Good listeners are rare in this typically egotistical world. As humans, we are inclined to be absorbed in our own problems and thoughts. Never taking the time to really listen to others. Not just hear what they are saying, but to listen in order to understand. This is a tragedy because there is so much power in active listening.
We can learn so much from others if we get out of our own heads. If we pay attention to not just the words themselves, but the tone and context. This will help us find out what they really feel, think and know underneath their words.
Simple fixes can make us active listeners. Stay present in the moment. It’s easy to see through someone who is not actually listening. Who is daydreaming or thinking about their own life? Their eyes are glazed over, they are looking down, muttering a robotic mmhmm or what not. It happens to us countless times and we do it countless times to others. Instead be conscious and in the now. Focus on the other person, you have the rest of your day to focus on yourself! Give others five minutes of your time and you will reap the rewards.
Eye contact is key. Like I said, inattentive people are looking around the room or down at their phone. Direct eye contact can be scary to do, uncomfortable even, but so so worth it. It shows the person you really see them while also displaying some confidence.
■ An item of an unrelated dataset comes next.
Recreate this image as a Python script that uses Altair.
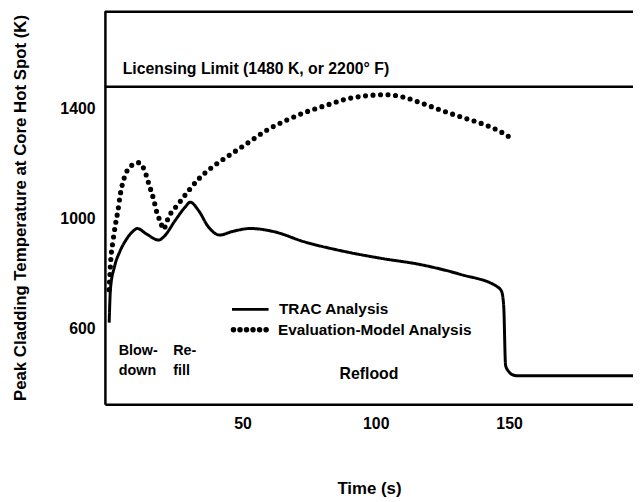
import altair as alt
import pandas as pd

# TRAC analysis (solid curve): time (s), peak cladding temperature (K)
trac_t = [0, 0.5, 2, 4, 6.3, 8.7, 10.6, 13.7, 18.6, 20.5, 24.8, 28.5, 30.4, 33.5, 37.2,
          41.5, 45.8, 53, 62, 73, 85.5, 101.5, 117, 132, 145.7, 147.2, 148, 148.7, 150,
          151, 153.3, 196.5]
trac_T = [620, 745, 824, 879, 921, 951, 963, 945, 921, 933, 993, 1041, 1059, 1029, 969,
          939, 951, 963, 951, 915, 885, 855, 831, 795, 750, 734, 680, 464, 440,
          431, 426, 426]

# Evaluation-model analysis (dotted curve)
em_t = [0, 0.7, 1.4, 2.3, 3.3, 4.2, 5.7, 8.2, 11, 13.1, 14.9, 16.8, 18, 19.3, 20.3, 22.3,
        26, 29.8, 33.5, 38.4, 44.6, 52, 59.4, 66.8, 74.2, 81.7, 89, 96.5, 103.5, 110,
        117.5, 126, 133.5, 141, 147, 151]
em_T = [740, 861, 915, 975, 1029, 1089, 1149, 1191, 1203, 1179, 1125, 1065, 1017, 987, 960,
        1005, 1053, 1101, 1143, 1185, 1227, 1275, 1323, 1359, 1389, 1413, 1435, 1447, 1451,
        1443, 1419, 1389, 1365, 1341, 1315, 1291]

limit_K = 1480
x_ticks = [50, 100, 150]
y_ticks = [600, 1000, 1400]

trac_df = pd.DataFrame({"t": trac_t, "T": trac_T, "series": "TRAC Analysis"})
em_df = pd.DataFrame({"t": em_t, "T": em_T, "series": "Evaluation-Model Analysis"})

FONT = "Liberation Sans"

xscale = alt.Scale(domain=[-1.6, 196.5], nice=False, zero=False)
yscale = alt.Scale(domain=[322, 1757], nice=False, zero=False)

xaxis = alt.Axis(values=x_ticks, format="d", title="Time (s)", grid=False, ticks=False,
                 domainColor="black", domainWidth=2.5, labelPadding=11, titlePadding=50)
yaxis = alt.Axis(values=y_ticks, format="d", title="Peak Cladding Temperature at Core Hot Spot (K)",
                 grid=False, ticks=False, domainColor="black", domainWidth=2.5,
                 labelPadding=10, titlePadding=31)

common_legend = dict(title=None, orient="none", padding=0, labelFont=FONT, labelFontSize=15.5,
                     labelFontWeight="bold", labelColor="black", labelOffset=9, labelLimit=300,
                     symbolSize=1369)

trac = alt.Chart(trac_df).mark_line(color="black", strokeWidth=3, interpolate="monotone").encode(
    x=alt.X("t:Q", scale=xscale, axis=xaxis),
    y=alt.Y("T:Q", scale=yscale, axis=yaxis),
    strokeDash=alt.StrokeDash("series:N", scale=alt.Scale(range=[[1, 0]]),
                              legend=alt.Legend(legendX=127, legendY=282, symbolType="stroke",
                                                symbolStrokeWidth=3, **common_legend)),
)

dots = " ".join(
    f"M{c - 0.11:.3f},0A0.11,0.11 0 1,0 {c + 0.11:.3f},0A0.11,0.11 0 1,0 {c - 0.11:.3f},0Z"
    for c in [-0.892, -0.535, -0.178, 0.178, 0.535, 0.892]
)

em = alt.Chart(em_df).mark_line(color="black", strokeWidth=5.2, strokeDash=[0, 7.6], strokeCap="round",
                                interpolate="monotone").encode(
    x=alt.X("t:Q", scale=xscale),
    y=alt.Y("T:Q", scale=yscale),
    opacity=alt.Opacity("series:N", scale=alt.Scale(range=[1, 1]),
                        legend=alt.Legend(legendX=127, legendY=303, symbolType=dots,
                                          symbolFillColor="black", symbolStrokeColor="black",
                                          **common_legend)),
)

one = pd.DataFrame({"k": [0]})

limit = alt.Chart(one).mark_rule(color="black", strokeWidth=2.5).encode(y=alt.datum(limit_K))
top = alt.Chart(one).mark_rule(color="black", strokeWidth=2.5).encode(y=alt.value(1))

def label(text, x, y, size=15.5, align="left"):
    return alt.Chart(one).mark_text(text=text, font=FONT, fontSize=size, fontWeight="bold",
                                    color="black", align=align, baseline="middle").encode(
        x=alt.value(x), y=alt.value(y))

texts = [
    label("Licensing Limit (1480 K, or 2200\u00b0 F)", 18, 59, size=16),
    label("Blow-", 14, 344, size=14.5),
    label("down", 14, 364, size=14.5),
    label("Re-", 69, 344, size=14.5),
    label("fill", 69, 364, size=14.5),
    label("Reflood", 267, 367, size=16, align="center"),
]

chart = alt.layer(top, limit, trac, em, *texts).properties(
    width=534, height=398,
    padding={"left": 98, "top": 0, "right": 0, "bottom": 94},
    autosize=alt.AutoSizeParams(type="none"),
).configure_view(stroke=None).configure_axis(
    labelFont=FONT, labelFontSize=16, labelFontWeight="bold", labelColor="black",
    titleFont=FONT, titleFontSize=17, titleFontWeight="bold", titleColor="black",
)

chart.save("out.html", embed_options={"renderer": "svg", "actions": False})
Ask questions when needed. But don’t think about what you are going to say next. It may be well intentioned, but thinking about what advice to give or a good response is not allowing you to hear the other person. Focus on what they are saying. If you really listen, it won’t be hard to think of something to say. Asking question shows you are engrossed in the conversation and keen to learn more.
When using active listening, connections are made. People will remember those who show that they care. It’s not only a nice gesture but a sign of mutual respect for others. Charismatic people are great active listeners. Charisma comes from not putting others above or below you, but treating everyone as equals. Being interested in what people have to say shows that they are seen as worthy of your time and attention. That you are both equals. You’re not so above them that you can not listen to what they say, and not so below them that you act insecure while talking. It’s an even playing field which puts the other person at ease and grants you respect as well.
Poet Dean Jackson has an impressive quote about the craft of being attentive to others. He said, “Listening is an art that requires attention to talent, spirit over ego, and others over self.”